- Directed by: James Cotten
- Written by: R. Ellis Frazier
- Produced by: Geoffrey G. Ross R. Ellis Frazier
- Starring: Ray Liotta Andy García Jordi Vilasuso Esai Morales Valerie Cruz Bruce Davison Kevin Gage Danny Trejo Gary Daniels Joe Morton Armand Assante
- Cinematography: Miguel Bunster
- Distributed by: IFA Distribution (US)
- Release date: May 14, 2009 (Little Rock Film Festival);
- Country: United States
- Languages: English Spanish

= The Line (2009 film) =

The Line is a 2009 action-crime film directed by James Cotten with an ensemble cast that includes Ray Liotta, Armand Assante, Valerie Cruz, Esai Morales, and Andy García.

==Plot==
Veteran assassin Mark Shields is hired to track down the head of an elusive drug cartel centered in Tijuana, Mexico. Shields takes the assignment in a weary daze, as he is fresh off a case that claimed the life of a woman he continues to see in his mind.

Meanwhile, Javier Salazar, the head of the cartel Shields is assigned to, is dying. Salazar hands over his position to his nephew, the cocky Pelon. Pelon takes charge with a different agenda, however, planning to change the cocaine being transported to heroin from Afghanistan.

Shields recruits Wire, an old friend, to help in an assassination attempt. Pelon is leaving one of his warehouses when he is attacked not only by Shields and Wire, but a different group set up by a contractor named Anthony. A shootout ensues, ending in Anthony's team being forced to withdraw. Shields aborts the operation, but Wire is kidnapped.

Pelon sees Padre Antonio after the shootout. Then he goes to talk to Salazar, who tells his nephew that their operation won't ever be in jeopardy if the Americans simply keep taking out the leaders. Salazar believes that someone will always be there to take the seat of the fallen leader.

Shields is mugged but is found by a local woman named Olivia, who takes him into her home. Shields stays until he recovers, then leaves. He later finds out that Wire was tortured and killed.

Pelon is attacked once more by Shields, and is kidnapped. Shields takes Pelon to Salazar's home. It is revealed that Salazar faked his illness, hired Shields and set up an elaborate twist for his nephew.
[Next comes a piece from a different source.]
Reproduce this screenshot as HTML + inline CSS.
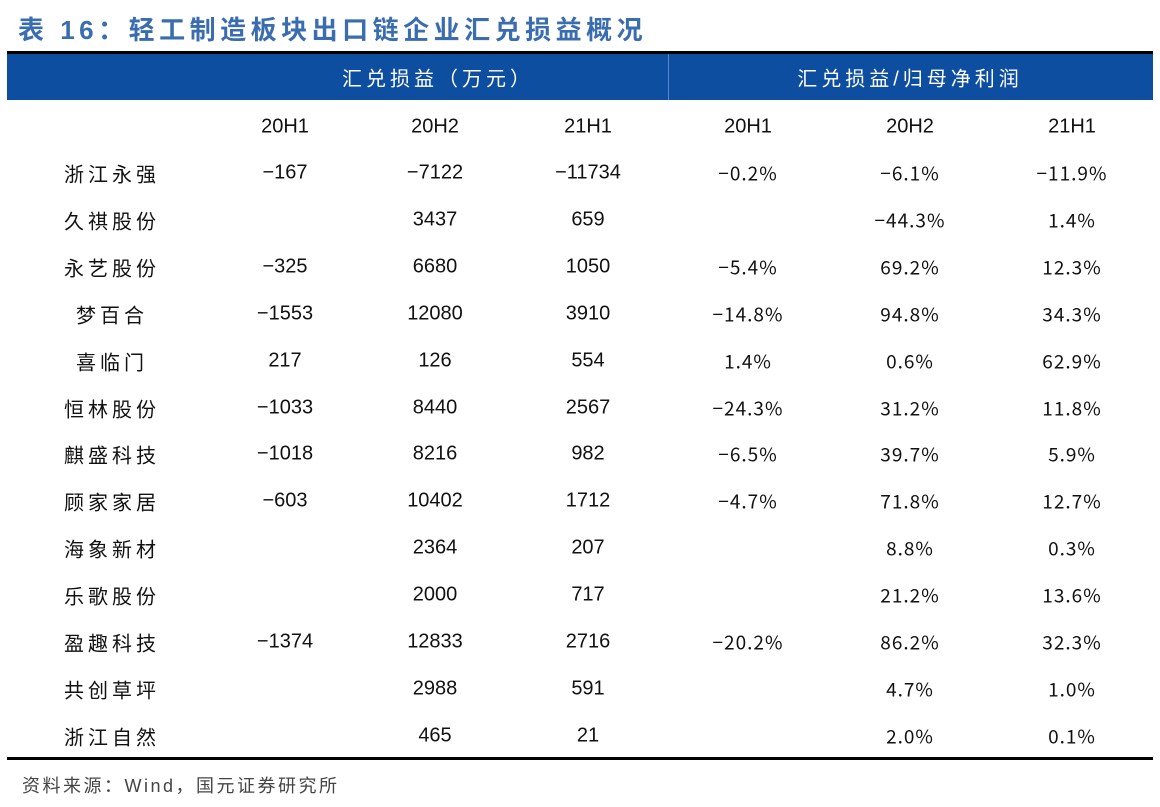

Pelon is executed by Padre Antonio, another dupe set up by Salazar. Shields then gives his pay to Olivia (local woman) and boards a cab. On a ride to the airport Shields realizes that he was shot sometime when he was kidnapping Pelon, and he slowly lays down in the back of the cab and dies.

==Cast==
- Andy García as Javier Salazar
- Ray Liotta as Mark Shields
- Esai Morales as René Pelon
- Jordi Vilasuso as Diablo
- Kevin Gage as "Wire"
- Danny Trejo as Mario
- Armand Assante as Padre Antonio
- Valerie Cruz as Olivia
- Bruce Davison as Anthony

==Reception==
Variety's reviewer called it a "confused and confusing shoot-’em-up saga", and criticised the various plotlines which "never truly tie up, although a nifty final twist nearly conjures the illusion of clarity in hindsight."